For your information: Greenfly are not my snack of choice, though feel free to send twiglets.
It would have been rude not too.
It is always special to see once of your babies doing well. This Iochroma australe was grown from seed and now, with its pale sister, is thriving in Max’s garden.
I do wish I had kept one for myself. It could have elbowed its way into a corner somewhere.
On reflection it probably is for the best. Sometimes you have to let your young ‘uns go, to spread their leaves elsewhere.
Dahlia coccinea has weathered the sluggy storm and finally mustered enough energy to flower. Persistence sometimes pays off.
A window of relief from the rain. A relentlessly flowering Inula hookeri. A bee taking full advantage.

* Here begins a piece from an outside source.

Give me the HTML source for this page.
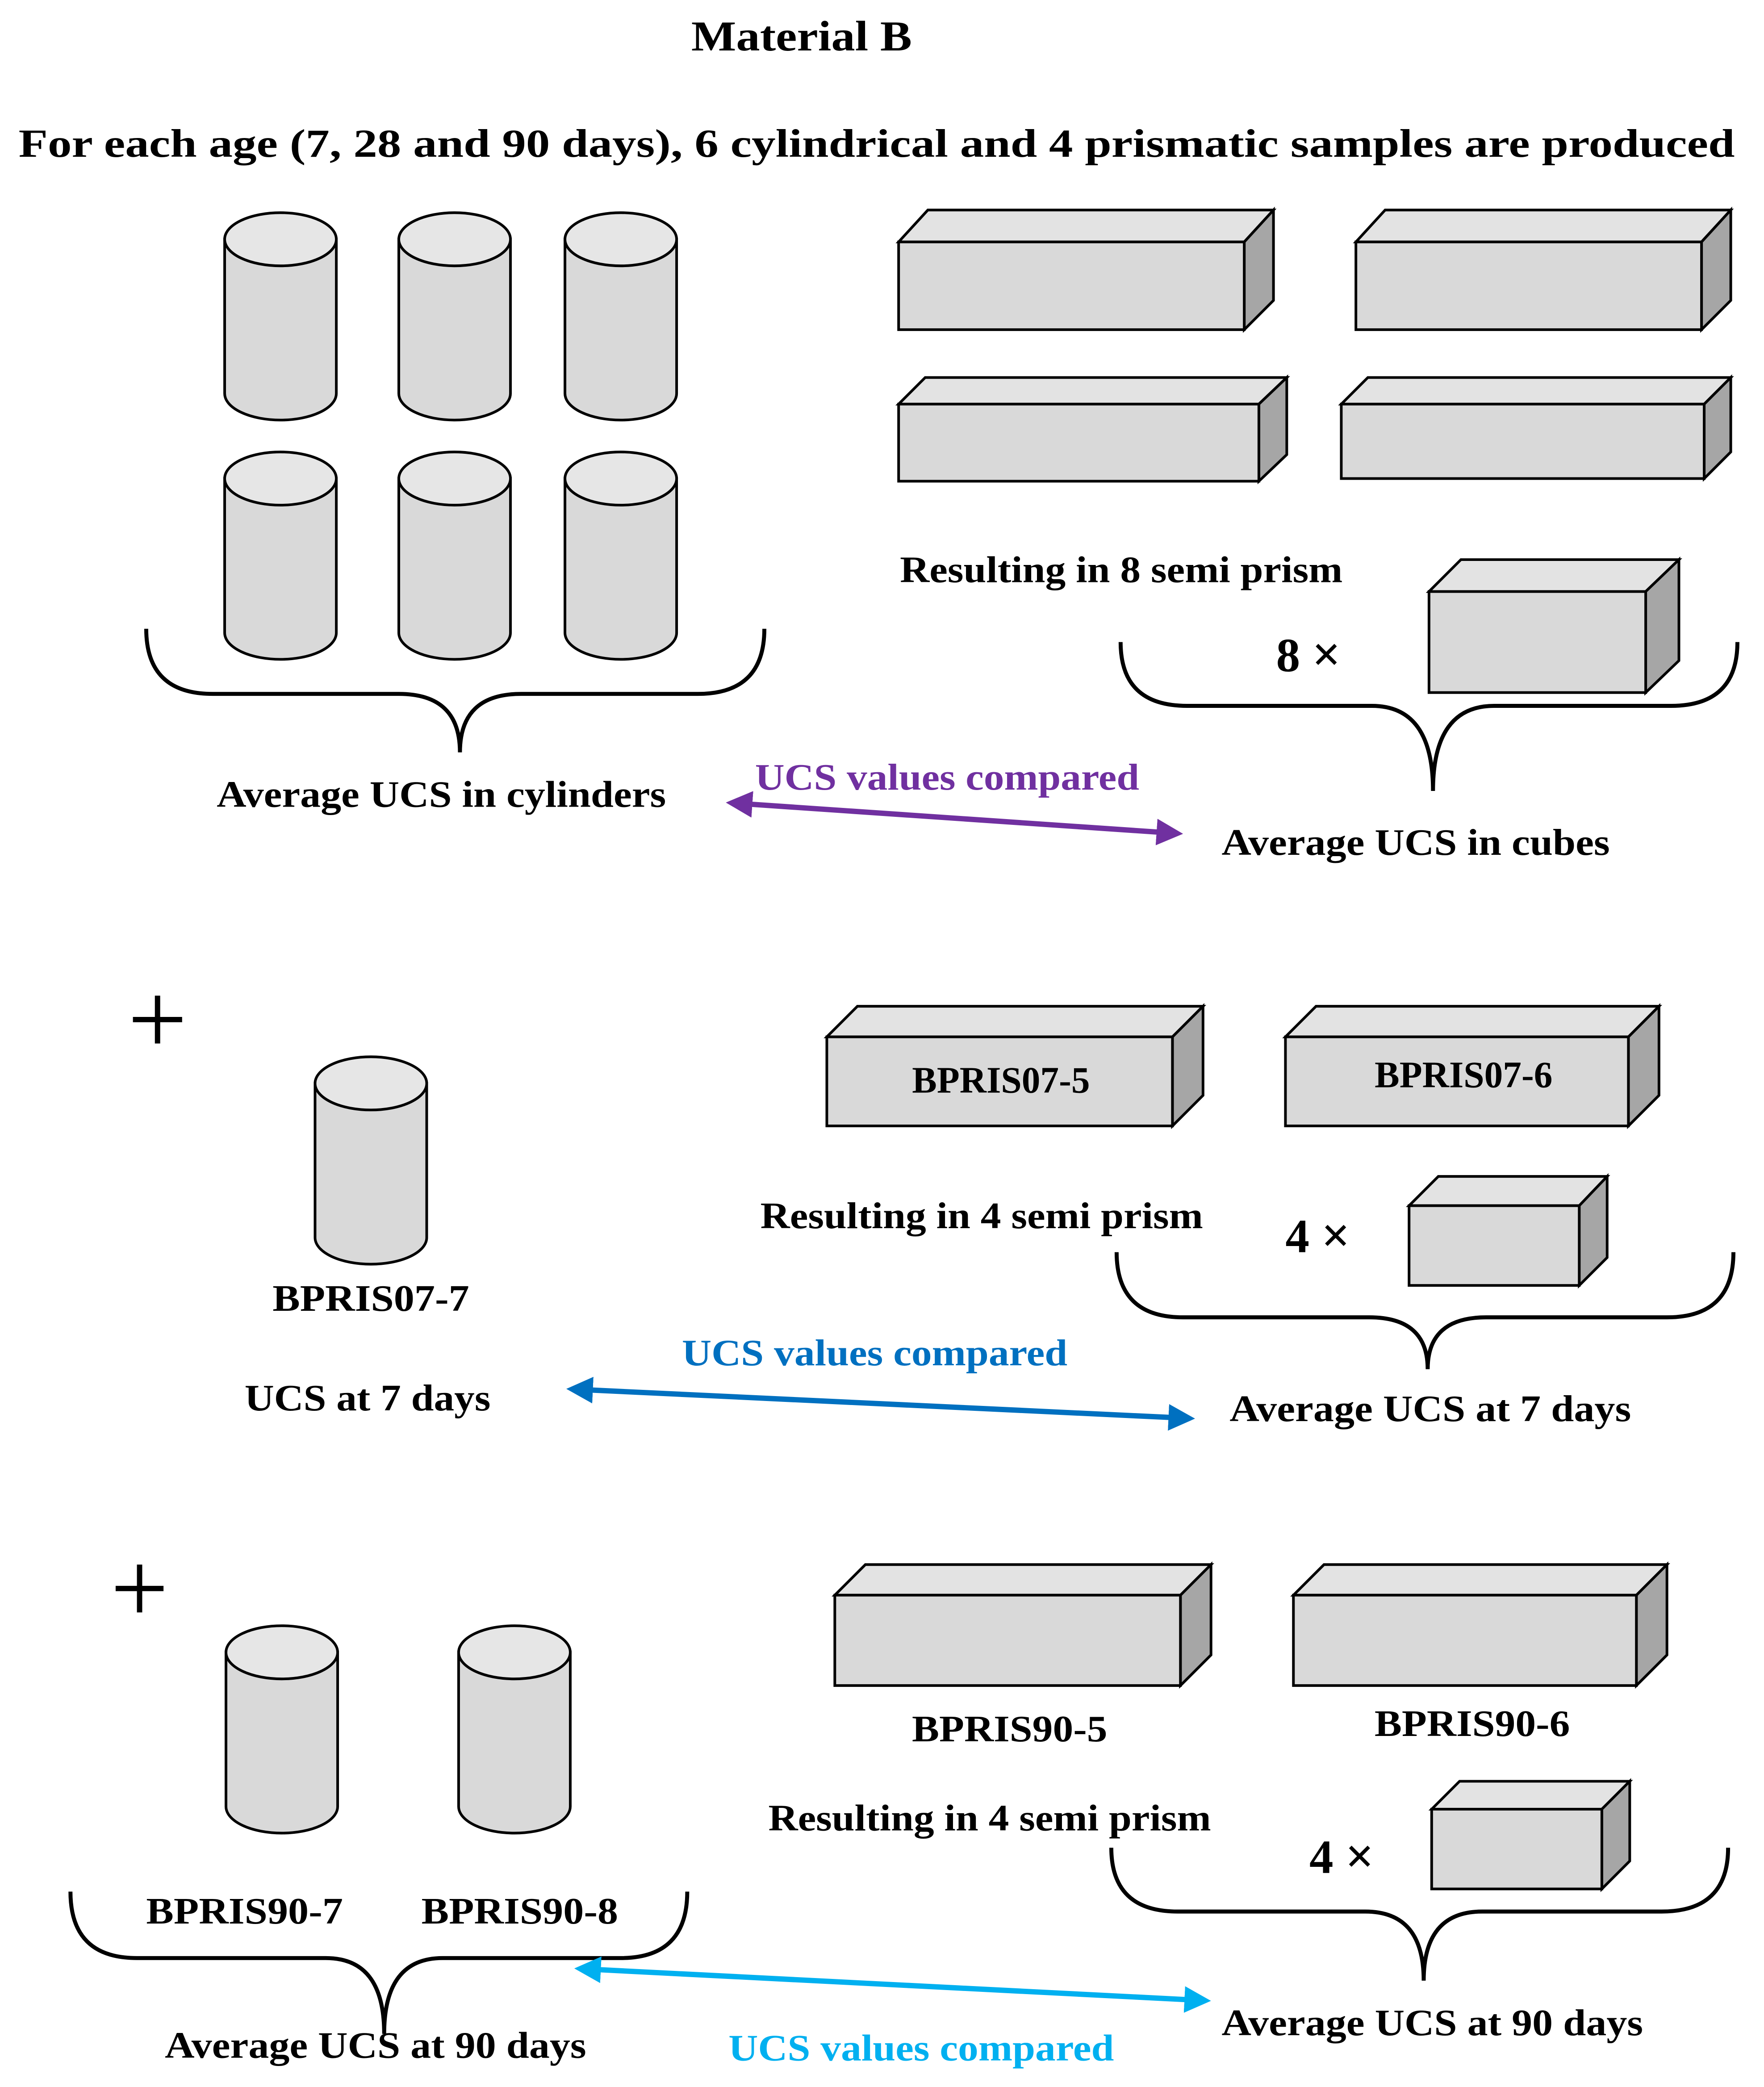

I rescued this bee today. Or perhaps not. She was stumbling drunk through the unmown grass, on a road to nowhere. I picked her up, asking kindly that she did not sting me, and put her on the ginger lily, Hedychium aurantiacum. If I was a bee it is where I would like to be. She had a few sups then tumbled down to the soil below, stumbling into the undergrowth. Which is where I left her, hopefully to find what she was looking for or a place to lay her head.
Today’s perpetual rain was a great contrast to the warming sun and frisky breezes of yesterday.
I thought another “bee on flower” photo might redress the balance, if only a little.